- The world’s largest 300 pension funds' total assets dropped by more than 3% in 2015 (compared to growth of over 3% in 2014) to a sum of $14.8 trillion. And while this is the first drop in assets since the beginning of the 2008 recession, cumulative asset growth was almost at 19% during that time, according to a new research report.
- The research, from Pensions & Investments, a trade newspaper, and Willis Towers Watson also found that by individual region, North America had the highest five-year compound growth rate (6%) compared to Europe (around 4%) and Asia-Pacific (around 1%). The report also found that those 300 pension funds account for 42% of global pension assets.

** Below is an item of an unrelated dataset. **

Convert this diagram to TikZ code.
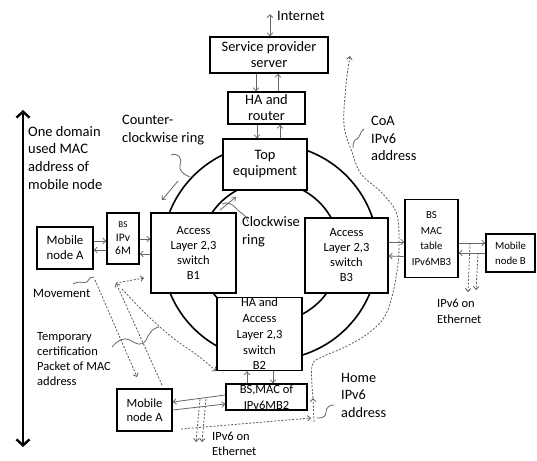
\documentclass[tikz,border=0pt]{standalone}
\usepackage{fontspec}
\setmainfont{Carlito}
\usetikzlibrary{arrows.meta,calc}
\begin{document}
\begin{tikzpicture}[x=1pt,y=-1pt,
  box/.style={draw=black, line width=1.3pt, fill=white, inner sep=0pt, align=center},
  big/.style={font=\fontsize{14.4}{16}\selectfont},
  mid/.style={font=\fontsize{12.5}{15}\selectfont},
  lab/.style={inner sep=0pt, align=left, anchor=north west},
  garrow/.style={draw=black!60, line width=0.8pt, -{Straight Barb[length=3pt,width=5.5pt]}},
  gdbl/.style={draw=black!60, line width=0.8pt, {Straight Barb[length=3pt,width=5.5pt]}-{Straight Barb[length=3pt,width=5.5pt]}},
  dotl/.style={draw=black!65, line width=0.8pt, dash pattern=on 2pt off 1.6pt, -{Straight Barb[length=3pt,width=5.5pt]}},
  squig/.style={draw=black!60, line width=0.8pt},
  ring/.style={draw=black, line width=1.6pt},
  bigarrow/.style={draw=black, line width=2.4pt, {Straight Barb[length=6pt,width=13pt]}-{Straight Barb[length=6pt,width=13pt]}}
]
\useasboundingbox (0,0) rectangle (537,460);

% rings
\draw[ring] (270,252) circle (108pt);
\draw[ring] (270,252) circle (70pt);

% boxes
\node[box, big, minimum width=118pt, minimum height=36pt] (srv) at (269,55) {Service provider\\server};
\node[box, big, minimum width=77pt, minimum height=32pt] (ha) at (266.5,108) {HA and\\router};
\node[box, big, minimum width=84pt, minimum height=51pt] (top) at (265,164.5) {Top\\equipment};
\node[box, mid, minimum width=85pt, minimum height=80pt] (b1) at (193.5,253) {Access\\Layer 2,3\\switch\\B1};
\node[box, mid, minimum width=83pt, minimum height=75pt] (b3) at (346.5,255.5) {Access\\Layer 2,3\\switch\\B3};
\node[box, font=\fontsize{12.5}{15.7}\selectfont, minimum width=85pt, minimum height=73pt] (b2) at (259.5,334) {HA and\\Access\\Layer 2,3\\switch\\B2};
\node[box, minimum width=81pt, minimum height=26pt] (bsb2) at (266.5,397) {};
\node[inner sep=0pt, align=center, font=\fontsize{12.5}{16.5}\selectfont] (bsb2t) at (266.5,397.5) {BS,MAC of\\IPv6MB2};
\node[box, font=\fontsize{12.8}{15}\selectfont, minimum width=56pt, minimum height=42pt] (mna) at (65,248) {Mobile\\node A};
\node[box, font=\fontsize{11.5}{13.5}\selectfont, minimum width=32pt, minimum height=51pt] (bsa) at (123,238.5) {{\fontsize{9}{11}\selectfont BS}\\IPv\\6M};
\node[box, font=\fontsize{10.8}{15.8}\selectfont, minimum width=53pt, minimum height=78pt] (bsb3) at (431.5,238.5) {BS\\MAC\\table\\IPv6MB3};
\node[box, font=\fontsize{10.8}{15}\selectfont, minimum width=49pt, minimum height=38pt] (mnb) at (510.5,253) {Mobile\\node B};
\node[box, font=\fontsize{12.5}{14.5}\selectfont, minimum width=55pt, minimum height=42pt] (mna2) at (144.5,410) {Mobile\\node A};

% labels
\node[inner sep=0pt, anchor=west, font=\fontsize{14.4}{16}\selectfont] (linet) at (277,16) {Internet};
\node[lab, font=\fontsize{14.5}{17.6}\selectfont] (ldom) at (28,126) {One domain\\used MAC\\address of\\mobile node};
\node[lab, font=\fontsize{14.4}{18}\selectfont] (lccw) at (122,115) {Counter-\\clockwise ring};
\node[lab, font=\fontsize{14.4}{18.5}\selectfont] (lcw) at (242,216) {Clockwise\\ring};
\node[lab, font=\fontsize{14.4}{17.5}\selectfont] (lcoa) at (371,116) {CoA\\IPv6\\address};
\node[inner sep=0pt, anchor=west, font=\fontsize{12.8}{15}\selectfont] (lmov) at (33,293) {Movement};
\node[lab, font=\fontsize{12.5}{15}\selectfont] (ltmp) at (37,332) {Temporary\\certification\\Packet of MAC\\address};
\node[lab, font=\fontsize{14.3}{17.5}\selectfont] (lhome) at (341,373) {Home\\IPv6\\address};
\node[lab, font=\fontsize{12.5}{15.5}\selectfont] (leth1) at (437,299) {IPv6 on\\Ethernet};
\node[lab, font=\fontsize{12.5}{14.5}\selectfont] (leth2) at (212,432) {IPv6 on\\Ethernet};

% big left arrow
\coordinate (dtop) at (23,110);
\coordinate (dbot) at (23,447);
\draw[bigarrow] (dbot) -- (dtop);

% internet
\coordinate (inet) at (270,14);
\draw[gdbl] (inet) -- (inet |- srv.north);

% vertical arrows
\draw[garrow] ([xshift=-13pt]srv.south) -- ([xshift=-10.5pt]ha.north);
\draw[garrow] ([xshift=11.5pt]ha.north) -- ([xshift=9pt]srv.south);
\draw[garrow] ([xshift=-9.5pt]ha.south) -- ([xshift=-8pt]top.north);
\draw[garrow] ([xshift=15pt]top.north) -- ([xshift=13.5pt]ha.south);
\draw[garrow] ([xshift=-19.5pt]bsb2.north) -- ([xshift=-12.5pt]b2.south);
\draw[garrow] ([xshift=13.5pt]b2.south) -- ([xshift=6.5pt]bsb2.north);

% horizontal arrows
\draw[garrow] ([yshift=7pt]mna.east) -- ([yshift=-2.5pt]bsa.west);
\draw[garrow] ([yshift=-11.5pt]bsa.west) -- ([yshift=-2pt]mna.east);
\draw[garrow] ([yshift=-0.5pt]bsa.east) -- ([yshift=14pt]b1.west);
\draw[garrow] ([yshift=-1pt]b1.west) -- ([yshift=-15.5pt]bsa.east);
\draw[garrow] ([yshift=13.5pt]b3.east) -- ([yshift=-3.5pt]bsb3.west);
\draw[garrow] ([yshift=-18pt]bsb3.west) -- ([yshift=-0.5pt]b3.east);
\draw[garrow] ([yshift=-4.5pt]bsb3.east) -- ([yshift=10pt]mnb.west);
\draw[garrow] ([yshift=0pt]mnb.west) -- ([yshift=-14.5pt]bsb3.east);
\draw[garrow] ([yshift=2pt]bsb2.west) -- ([yshift=8pt]mna2.east);
\draw[garrow] ([yshift=0pt]mna2.east) -- ([yshift=-7pt]bsb2.west);

% ethernet dotted arrows
\coordinate (e1s) at (200,399); \coordinate (e1e) at (196,442);
\coordinate (e2s) at (206,399); \coordinate (e2e) at (202,442);
\draw[dotl] (e1s) -- (e1e);
\draw[dotl] (e2s) -- (e2e);
\coordinate (e3s) at (470,243); \coordinate (e3e) at (468,292);
\coordinate (e4s) at (478,253); \coordinate (e4e) at (476,290);
\draw[dotl] (e3s) -- (e3e);
\draw[dotl] (e4s) -- (e4e);

% home / CoA paths
\coordinate (hs) at (181,429); \coordinate (hm) at (311,418);
\draw[dotl] (hs) -- (hm);
\coordinate (vb) at (314,422); \coordinate (vm) at (313,398);
\draw[dotl] (vb) -- (vm);
\draw[dotl] plot[smooth, tension=0.6] coordinates {(vm) (312,366) (322,357) (345,347) (370,332) (387,312) (397,272) (399,238) (396,212) (381,192) (361,174) (352,152) (344,125) (346,85) (350,56)};

% movement dotted arrows
\coordinate (m1s) at (95,280); \coordinate (m1e) at (137,377);
\draw[dotl] (m1s) -- (m1e);
\coordinate (m2s) at (162,385); \coordinate (m2e) at (116,283);
\draw[dotl] (m2s) -- (m2e);
\coordinate (m3e) at (144,278);
\draw[dotl] (m2e) -- (m3e);
\draw[dotl] plot[smooth, tension=0.6] coordinates {(122,289) (147,315) (173,338) (197,355) (b2.south west)};

% ring arrows
\coordinate (ccws) at (178,181); \coordinate (ccwe) at (162,200);
\draw[garrow] (ccws) -- (ccwe);
\coordinate (cws) at (220,210); \coordinate (cwe) at (236,197);
\draw[garrow] (cws) -- (cwe);

% squiggles
\draw[squig] (171,155) .. controls (178,152) and (183,159) .. (180,165) .. controls (178,171) and (185,175) .. (190,177);
\draw[squig] (222,204) .. controls (231,200) and (236,209) .. (240,212) .. controls (245,215) and (247,218) .. (248,222);
\draw[squig] (364,129) .. controls (360,131) and (360,138) .. (357,139) .. controls (354,140) and (353,143) .. (353,148);
\draw[squig] (73,284) .. controls (80,280) and (84,284) .. (87,282) .. controls (90,278) and (91,276) .. (94,277);
\draw[squig] (112,347) .. controls (118,340) and (124,337) .. (130,340) .. controls (136,344) and (142,347) .. (146,340) .. controls (150,332) and (153,328) .. (159,327);
\draw[squig] (317,418) .. controls (324,418) and (326,416) .. (326,412) .. controls (326,407) and (330,405) .. (334,405);
\end{tikzpicture}
\end{document}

- When it comes to the type of plans and growth, during 2015 only "hybrid" plan assets grew, by almost 14%, while all other fund types dropped. For example, defined benefit (DB) plans assets fell nearly 5%, defined contribution (DC) plans by over 2%, and reserve funds by 0.3%.
Steve Carlson, head of Investment, North America, at Willis Towers Watson, says ongoing volatility shows how tough it is for today's pension funds to meet their objectives. He adds that one way to avoid it is through solid investment governance, which he says will deliver the best competitive edge and success in the ever-evolving mission of trying to "pay benefits securely, affordably and in full.”
Over the past five years, he adds, funds that are doing the best are characterized by diversified portfolios that perform well in times of stress and a "focus on total rather than relative returns." HR leaders and benefits leaders also should know that another differentiator of leading funds is the ability to innovate or be an early adopter.
Employers of course want their employees to have enough income to retire comfortably, and want to help them enjoy the right retirement income. Unfortunately, many continue to offer plans that aren’t nearly as effective at reducing long-term risk. From the research, it seems as though looking into hybrid plans might be worthwhile.